> [Short problem]: Give the data again exactly as written, skipping any pictures.

> [Supplied information]:

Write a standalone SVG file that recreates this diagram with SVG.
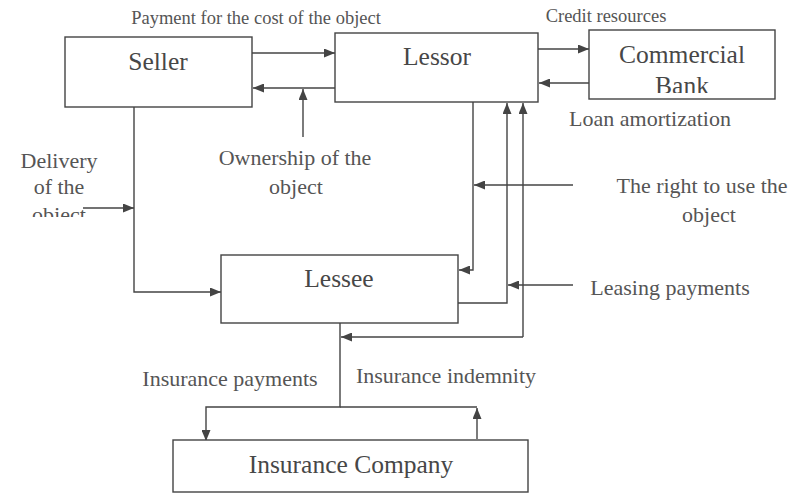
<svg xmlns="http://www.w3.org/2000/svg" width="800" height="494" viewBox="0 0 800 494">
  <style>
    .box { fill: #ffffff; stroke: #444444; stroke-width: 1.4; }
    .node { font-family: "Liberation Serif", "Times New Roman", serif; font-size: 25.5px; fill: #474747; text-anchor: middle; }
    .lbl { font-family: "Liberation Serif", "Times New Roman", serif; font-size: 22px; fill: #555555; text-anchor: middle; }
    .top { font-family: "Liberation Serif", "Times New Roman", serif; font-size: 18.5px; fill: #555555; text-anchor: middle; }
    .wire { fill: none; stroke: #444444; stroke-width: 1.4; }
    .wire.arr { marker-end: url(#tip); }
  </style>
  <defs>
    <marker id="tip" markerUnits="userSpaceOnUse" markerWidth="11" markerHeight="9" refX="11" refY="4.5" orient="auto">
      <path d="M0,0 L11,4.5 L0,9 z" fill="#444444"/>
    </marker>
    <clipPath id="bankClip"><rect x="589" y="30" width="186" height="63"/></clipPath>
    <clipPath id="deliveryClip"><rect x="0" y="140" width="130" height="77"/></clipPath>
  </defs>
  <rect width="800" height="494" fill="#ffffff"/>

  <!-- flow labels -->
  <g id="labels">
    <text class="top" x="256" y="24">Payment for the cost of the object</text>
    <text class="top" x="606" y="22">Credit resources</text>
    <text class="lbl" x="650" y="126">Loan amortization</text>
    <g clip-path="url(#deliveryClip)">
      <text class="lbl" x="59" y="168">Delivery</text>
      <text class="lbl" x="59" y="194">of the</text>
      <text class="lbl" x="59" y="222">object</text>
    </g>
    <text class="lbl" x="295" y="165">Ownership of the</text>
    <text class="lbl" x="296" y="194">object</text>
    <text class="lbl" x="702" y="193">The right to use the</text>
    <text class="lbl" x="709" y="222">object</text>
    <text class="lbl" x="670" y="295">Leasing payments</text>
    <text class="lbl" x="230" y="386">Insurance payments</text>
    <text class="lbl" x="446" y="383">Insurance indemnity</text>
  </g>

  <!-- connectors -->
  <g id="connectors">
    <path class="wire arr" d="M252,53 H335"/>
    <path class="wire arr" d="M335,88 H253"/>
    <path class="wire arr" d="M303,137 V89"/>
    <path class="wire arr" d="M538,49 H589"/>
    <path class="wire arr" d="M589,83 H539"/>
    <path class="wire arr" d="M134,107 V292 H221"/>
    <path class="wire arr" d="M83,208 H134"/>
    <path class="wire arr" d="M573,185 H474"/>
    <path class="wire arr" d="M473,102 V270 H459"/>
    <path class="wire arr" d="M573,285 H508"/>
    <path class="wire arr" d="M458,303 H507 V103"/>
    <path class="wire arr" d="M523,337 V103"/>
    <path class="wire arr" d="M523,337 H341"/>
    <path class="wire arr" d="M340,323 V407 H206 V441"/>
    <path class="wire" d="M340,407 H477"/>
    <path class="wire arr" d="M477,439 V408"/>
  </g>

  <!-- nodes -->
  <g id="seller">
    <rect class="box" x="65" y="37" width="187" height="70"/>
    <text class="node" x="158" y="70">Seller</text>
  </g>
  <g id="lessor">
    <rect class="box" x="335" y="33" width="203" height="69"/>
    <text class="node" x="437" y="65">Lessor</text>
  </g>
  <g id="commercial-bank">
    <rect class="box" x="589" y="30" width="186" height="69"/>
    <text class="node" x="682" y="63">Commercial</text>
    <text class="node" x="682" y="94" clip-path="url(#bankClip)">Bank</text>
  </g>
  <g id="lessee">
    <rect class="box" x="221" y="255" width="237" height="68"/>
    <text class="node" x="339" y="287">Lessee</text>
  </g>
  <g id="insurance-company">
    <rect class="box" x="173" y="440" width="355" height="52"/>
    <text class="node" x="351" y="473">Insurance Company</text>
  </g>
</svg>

> [Output]:
Write a standalone SVG file that recreates this diagram with SVG.
<svg xmlns="http://www.w3.org/2000/svg" width="800" height="494" viewBox="0 0 800 494">
  <style>
    .box { fill: #ffffff; stroke: #444444; stroke-width: 1.4; }
    .node { font-family: "Liberation Serif", "Times New Roman", serif; font-size: 25.5px; fill: #474747; text-anchor: middle; }
    .lbl { font-family: "Liberation Serif", "Times New Roman", serif; font-size: 22px; fill: #555555; text-anchor: middle; }
    .top { font-family: "Liberation Serif", "Times New Roman", serif; font-size: 18.5px; fill: #555555; text-anchor: middle; }
    .wire { fill: none; stroke: #444444; stroke-width: 1.4; }
    .wire.arr { marker-end: url(#tip); }
  </style>
  <defs>
    <marker id="tip" markerUnits="userSpaceOnUse" markerWidth="11" markerHeight="9" refX="11" refY="4.5" orient="auto">
      <path d="M0,0 L11,4.5 L0,9 z" fill="#444444"/>
    </marker>
    <clipPath id="bankClip"><rect x="589" y="30" width="186" height="63"/></clipPath>
    <clipPath id="deliveryClip"><rect x="0" y="140" width="130" height="77"/></clipPath>
  </defs>
  <rect width="800" height="494" fill="#ffffff"/>

  <!-- flow labels -->
  <g id="labels">
    <text class="top" x="256" y="24">Payment for the cost of the object</text>
    <text class="top" x="606" y="22">Credit resources</text>
    <text class="lbl" x="650" y="126">Loan amortization</text>
    <g clip-path="url(#deliveryClip)">
      <text class="lbl" x="59" y="168">Delivery</text>
      <text class="lbl" x="59" y="194">of the</text>
      <text class="lbl" x="59" y="222">object</text>
    </g>
    <text class="lbl" x="295" y="165">Ownership of the</text>
    <text class="lbl" x="296" y="194">object</text>
    <text class="lbl" x="702" y="193">The right to use the</text>
    <text class="lbl" x="709" y="222">object</text>
    <text class="lbl" x="670" y="295">Leasing payments</text>
    <text class="lbl" x="230" y="386">Insurance payments</text>
    <text class="lbl" x="446" y="383">Insurance indemnity</text>
  </g>

  <!-- connectors -->
  <g id="connectors">
    <path class="wire arr" d="M252,53 H335"/>
    <path class="wire arr" d="M335,88 H253"/>
    <path class="wire arr" d="M303,137 V89"/>
    <path class="wire arr" d="M538,49 H589"/>
    <path class="wire arr" d="M589,83 H539"/>
    <path class="wire arr" d="M134,107 V292 H221"/>
    <path class="wire arr" d="M83,208 H134"/>
    <path class="wire arr" d="M573,185 H474"/>
    <path class="wire arr" d="M473,102 V270 H459"/>
    <path class="wire arr" d="M573,285 H508"/>
    <path class="wire arr" d="M458,303 H507 V103"/>
    <path class="wire arr" d="M523,337 V103"/>
    <path class="wire arr" d="M523,337 H341"/>
    <path class="wire arr" d="M340,323 V407 H206 V441"/>
    <path class="wire" d="M340,407 H477"/>
    <path class="wire arr" d="M477,439 V408"/>
  </g>

  <!-- nodes -->
  <g id="seller">
    <rect class="box" x="65" y="37" width="187" height="70"/>
    <text class="node" x="158" y="70">Seller</text>
  </g>
  <g id="lessor">
    <rect class="box" x="335" y="33" width="203" height="69"/>
    <text class="node" x="437" y="65">Lessor</text>
  </g>
  <g id="commercial-bank">
    <rect class="box" x="589" y="30" width="186" height="69"/>
    <text class="node" x="682" y="63">Commercial</text>
    <text class="node" x="682" y="94" clip-path="url(#bankClip)">Bank</text>
  </g>
  <g id="lessee">
    <rect class="box" x="221" y="255" width="237" height="68"/>
    <text class="node" x="339" y="287">Lessee</text>
  </g>
  <g id="insurance-company">
    <rect class="box" x="173" y="440" width="355" height="52"/>
    <text class="node" x="351" y="473">Insurance Company</text>
  </g>
</svg>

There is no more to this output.